Review: A Wizard of Earthsea by Ursula K. Le Guin

wizardleguinSeries: Earthsea Cycle #1
Published by: Puffin (and many many others)
ISBN: 0141354917
ISBN 13: 9780141354910
Published: 1968
Pages: 224
Format reviewed: Paperback
Site: Author Site
Goodreads: Book Page
Stars: Five out of Five
Lists: Recommended
Related Reviews: Reading Challenge: Women of Speculative Fiction

This is part of my reading challenge for 2017, to expand my woeful knowledge of women in speculative fiction by reading at least 24 books by women that were and are instrumental in our genre.

Yes, I know, I haven’t read anything of the Earthsea Cycle until now – something I’m glad to rectify! It made a great start to the year as it was a slow read – in a good way. You want to take your time losing yourself in the world as it doesn’t exactly spiral out as expected.

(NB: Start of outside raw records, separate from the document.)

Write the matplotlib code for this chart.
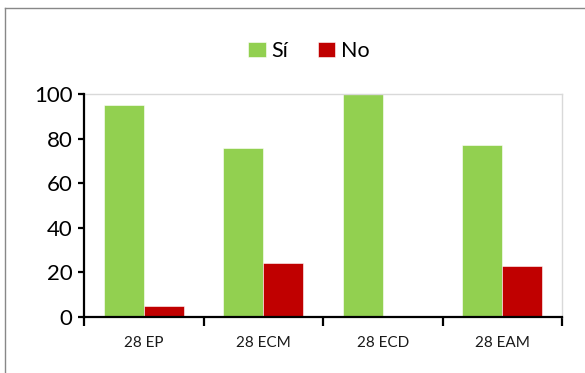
import matplotlib
matplotlib.use("Agg")
import matplotlib.pyplot as plt
from matplotlib.lines import Line2D
import numpy as np

categories = ["28 EP", "28 ECM", "28 ECD", "28 EAM"]
si_values = [95, 76, 100, 77]
no_values = [5, 24, 0, 23]
series_names = ["Sí", "No"]
y_ticks = [0, 20, 40, 60, 80, 100]

GREEN = "#92d050"
RED = "#c00000"

plt.rcParams["font.family"] = ["Lato", "DejaVu Sans"]

fig = plt.figure(figsize=(5.85, 3.73), dpi=100)
ax = fig.add_axes([0.1441, 0.1509, 0.8166, 0.5963])

x = np.arange(len(categories))
bw = 0.335
ax.bar(x - bw / 2, si_values, bw, color=GREEN, label=series_names[0],
       edgecolor="white", linewidth=0.4)
ax.bar(x + bw / 2, no_values, bw, color=RED, label=series_names[1],
       edgecolor="white", linewidth=0.4)

ax.set_xlim(-0.5, len(categories) - 0.5)
ax.set_ylim(0, 100)

# spines: black axes on left/bottom, light frame on top/right
for side in ("left", "bottom"):
    ax.spines[side].set_color("black")
    ax.spines[side].set_linewidth(1.6)
for side in ("top", "right"):
    ax.spines[side].set_color("#d9d9d9")
    ax.spines[side].set_linewidth(1.0)
ax.spines["left"].set_zorder(5)
ax.spines["bottom"].set_zorder(5)

ax.set_yticks(y_ticks)
ax.tick_params(axis="y", direction="out", length=4.5, width=1.6,
               labelsize=16, pad=4, colors="black")

ax.set_xticks(x)
ax.set_xticklabels(categories)
ax.tick_params(axis="x", which="major", length=0, pad=14, labelsize=11)
ax.set_xticks(np.arange(len(categories) + 1) - 0.5, minor=True)
ax.tick_params(axis="x", which="minor", direction="out", length=6.5,
               width=1.6, color="black")
for lbl in ax.get_xticklabels():
    lbl.set_color("#1a1a1a")

fig.legend(loc="center", bbox_to_anchor=(0.528, 0.862), ncol=2,
           frameon=False, fontsize=15.5, handlelength=0.8, handleheight=0.7,
           handletextpad=0.25, columnspacing=1.4, borderpad=0)

# thin grey frame around the chart area
fig.add_artist(Line2D([5 / 585, 1.0], [1 - 8 / 373, 1 - 8 / 373],
                      color="#888888", linewidth=1.0, transform=fig.transFigure))
fig.add_artist(Line2D([5 / 585, 5 / 585], [0.0, 1 - 8 / 373],
                      color="#888888", linewidth=1.0, transform=fig.transFigure))

fig.savefig("out.png", dpi=100)
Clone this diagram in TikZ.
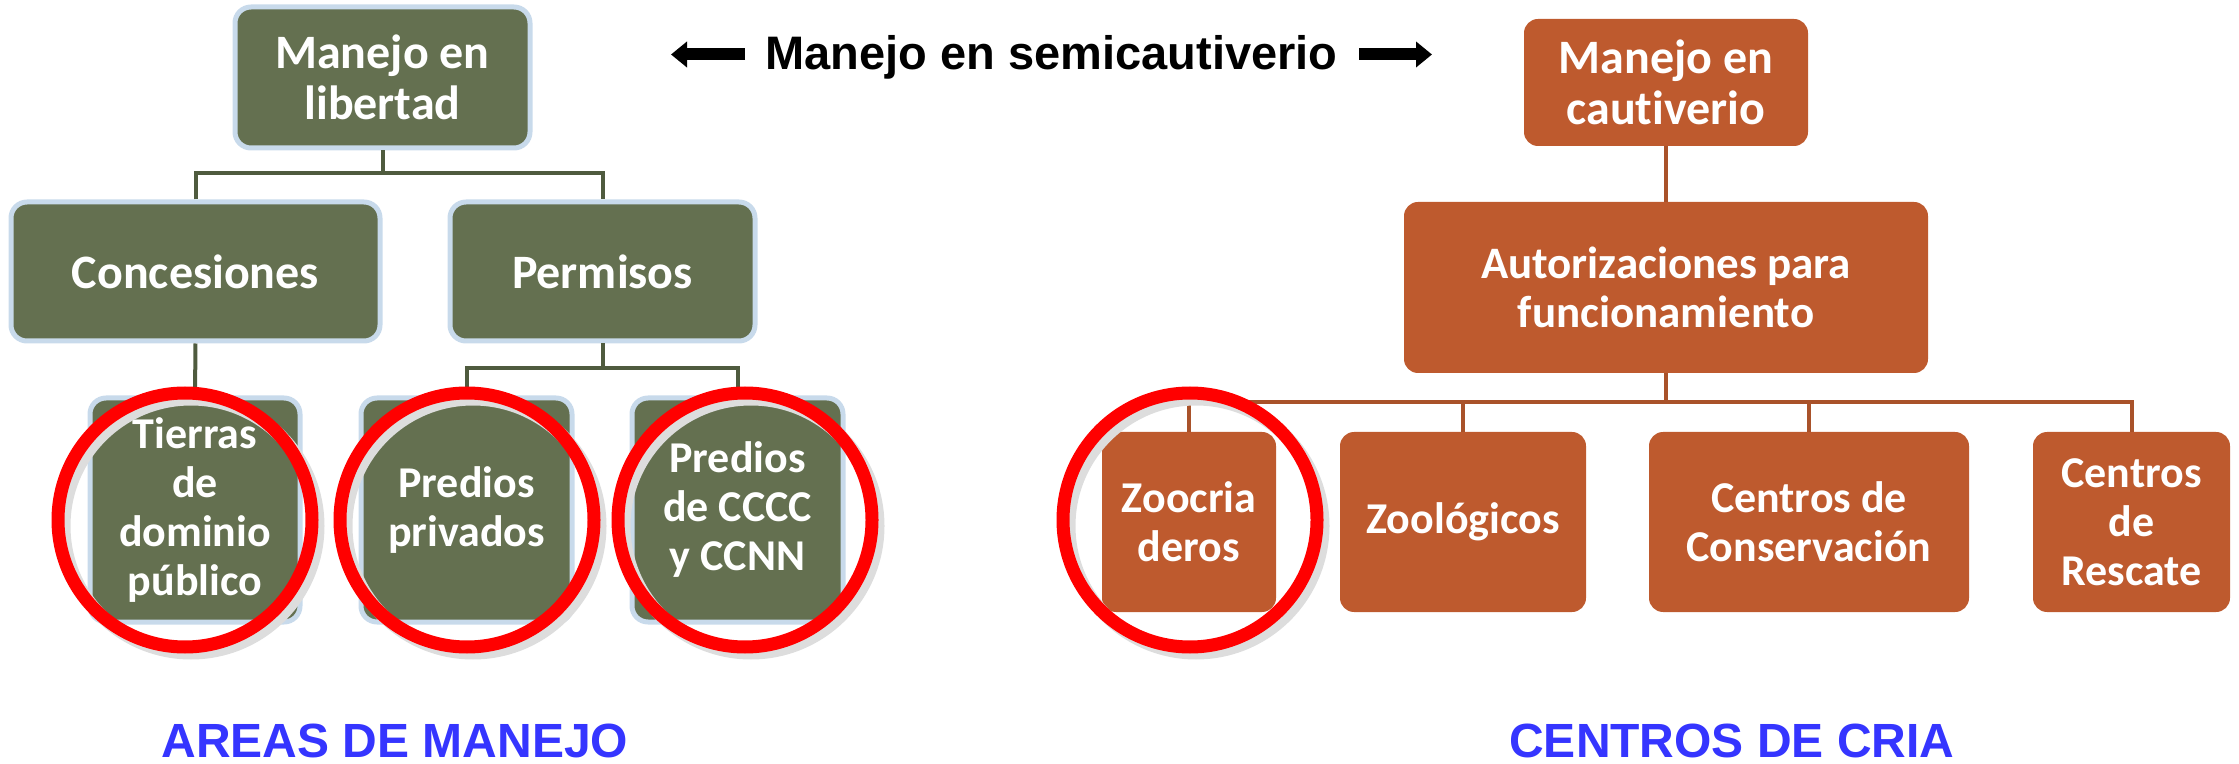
\documentclass[tikz,border=0pt]{standalone}
\usepackage{fontspec}
\setmainfont{Carlito}[Ligatures=NoCommon]
\newfontfamily\arialfont{Liberation Sans}
\usetikzlibrary{arrows.meta}
\definecolor{grn}{HTML}{647050}
\definecolor{gline}{HTML}{4F5B3E}
\definecolor{gblue}{HTML}{C8DAEB}
\definecolor{org}{HTML}{BE5A2E}
\definecolor{oline}{HTML}{A9522A}
\definecolor{ringred}{HTML}{FF0000}
\definecolor{shgray}{HTML}{DDDDDD}
\definecolor{lblblue}{HTML}{3535FF}
\begin{document}
\begin{tikzpicture}[x=0.5pt,y=-0.5pt,
  wh/.style 2 args={minimum width=#1*0.5pt, minimum height=#2*0.5pt},
  gbox/.style={fill=grn, draw=gblue, line width=2.5pt, rounded corners=8pt, text=white, align=center, inner sep=0pt},
  obox/.style={fill=org, rounded corners=7pt, text=white, align=center, inner sep=0pt},
  bigf/.style={font=\bfseries\fontsize{24pt}{25.5pt}\selectfont},
  midf/.style={font=\bfseries\fontsize{22.5pt}{24.5pt}\selectfont},
  smallf/.style={font=\bfseries\fontsize{22pt}{24.5pt}\selectfont},
  gconn/.style={draw=gline, line width=2pt},
  oconn/.style={draw=oline, line width=2pt},
  ring/.style={circle, draw=ringred, line width=6.5pt, minimum size=127pt, inner sep=0pt},
  ringsh/.style={circle, draw=shgray, line width=6.5pt, minimum size=127pt, inner sep=0pt},
  blockarrow/.style={line width=6pt, -{Triangle[width=12.5pt,length=8pt]}},
  lbl/.style={text=lblblue, font=\arialfont\bfseries\fontsize{24pt}{26pt}\selectfont, inner sep=0pt}
]
\useasboundingbox (0,0) rectangle (2239,764);

% green tree
\node[gbox, bigf, wh={295}{141}] (lib) at (382.5,77.5) {Manejo en\\libertad};
\node[gbox, bigf, wh={369}{139}] (conc) at (195.5,271.5) {Concesiones};
\node[gbox, bigf, wh={305}{139}] (perm) at (602.5,271.5) {Permisos};
\node[gbox, smallf, wh={210}{224}] (tier) at (195,510) {Tierras\\de\\dominio\\público};
\node[gbox, smallf, wh={211}{224}] (priv) at (466.5,510) {Predios\\privados};
\node[gbox, smallf, wh={211}{224}] (cccc) at (737.5,510) {Predios\\de CCCC\\y CCNN};

\coordinate (gj1) at (382.5,173);
\coordinate (gj2) at (602.5,368);
\draw[gconn] (lib.south) -- (gj1);
\draw[gconn] (conc.north) |- (gj1) -| (perm.north);
\draw[gconn] (conc.south) -- (tier.north);
\draw[gconn] (perm.south) -- (gj2);
\draw[gconn] (priv.north) |- (gj2) -| (cccc.north);

% orange tree
\node[obox, bigf, wh={284}{127}] (caut) at (1666,82.5) {Manejo en\\cautiverio};
\node[obox, midf, wh={524}{171}] (aut) at (1666,287.5) {Autorizaciones para\\funcionamiento};
\node[obox, smallf, wh={174}{180}] (zoo) at (1189,522) {Zoocria\\deros};
\node[obox, smallf, wh={246}{180}] (zool) at (1463,522) {Zoológicos};
\node[obox, smallf, wh={320}{180}] (cons) at (1809,522) {Centros de\\Conservación};
\node[obox, smallf, wh={197}{180}] (resc) at (2131.5,522) {Centros\\de\\Rescate};

\coordinate (oj) at (1666,402);
\draw[oconn] (caut.south) -- (aut.north);
\draw[oconn] (aut.south) -- (oj);
\draw[oconn] (zoo.north) |- (oj) -| (resc.north);
\draw[oconn] (zool.north) -- (zool.north |- oj);
\draw[oconn] (cons.north) -- (cons.north |- oj);

% red rings with shadow
\node[ringsh] (s1) at (191,526) {};
\node[ringsh] (s2) at (473,526) {};
\node[ringsh] (s3) at (751,526) {};
\node[ringsh] (s4) at (1196,526) {};
\node[ring] (r1) at (185,520) {};
\node[ring] (r2) at (467,520) {};
\node[ring] (r3) at (745,520) {};
\node[ring] (r4) at (1190,520) {};

% semicaptivity label with arrows
\node[font=\arialfont\bfseries\fontsize{23.5pt}{26pt}\selectfont, anchor=base, inner sep=0pt] (semi) at (1051.5,70) {Manejo en semicautiverio};
\coordinate (la1) at (745,54.5);
\coordinate (la2) at (671,54.5);
\coordinate (ra1) at (1359,54.5);
\coordinate (ra2) at (1432,54.5);
\draw[blockarrow] (la1) -- (la2);
\draw[blockarrow] (ra1) -- (ra2);

% bottom labels
\node[lbl, anchor=base] (areas) at (395,757) {AREAS DE MANEJO};
\node[lbl, anchor=base] (cria) at (1732,757) {CENTROS DE CRIA};
\end{tikzpicture}
\end{document}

Ged, our main character, a young boy from Gont who is found to have a way with magic, is first apprenticed to a great mage who can’t teach Ged everything as fast as he would like, so he leaves him to go to a place of training in Roke. There he soon strives to learn the most, faster than any other there, and he meets friends and also rivals.

It’s through this ego posturing that Ged gets himself into a significant amount of trouble which is what sets his character. Wary now of magic, and constantly underestimating himself, Ged recovers and goes on learning until he is eventually given his staff and sent out in the world to be a wizard.

At this point we’re not even halfway through the book, so I assure you there’s more action than that. The pacing is good in that aspect – action, recover, thought over what befell him, as Ged moves through what his future brings him. The characterisation is good, as Ged grows and he sprouts friendships with people he meets along his many journeys.

What works well in this story are the limitations of the magic system. Ged isn’t all powerful – although he is moreso than most. Even this causes him additional setbacks, and we see him constantly learning more about things that aren’t about wizardry – what it means to be human, and an adult.

The creatures in the book are excellent – real and brutal dragons (who are crafty and powerful), awful magic that can hunt you down and the only way to fight it is to turn around and hunt it yourself (and who’d want to do that?), and loyal and snuffly creatures who ride in your pocket and stay close when you’re injured.

It’s easy to see why this series is so instrumental in the genre. I highly recommend reading it.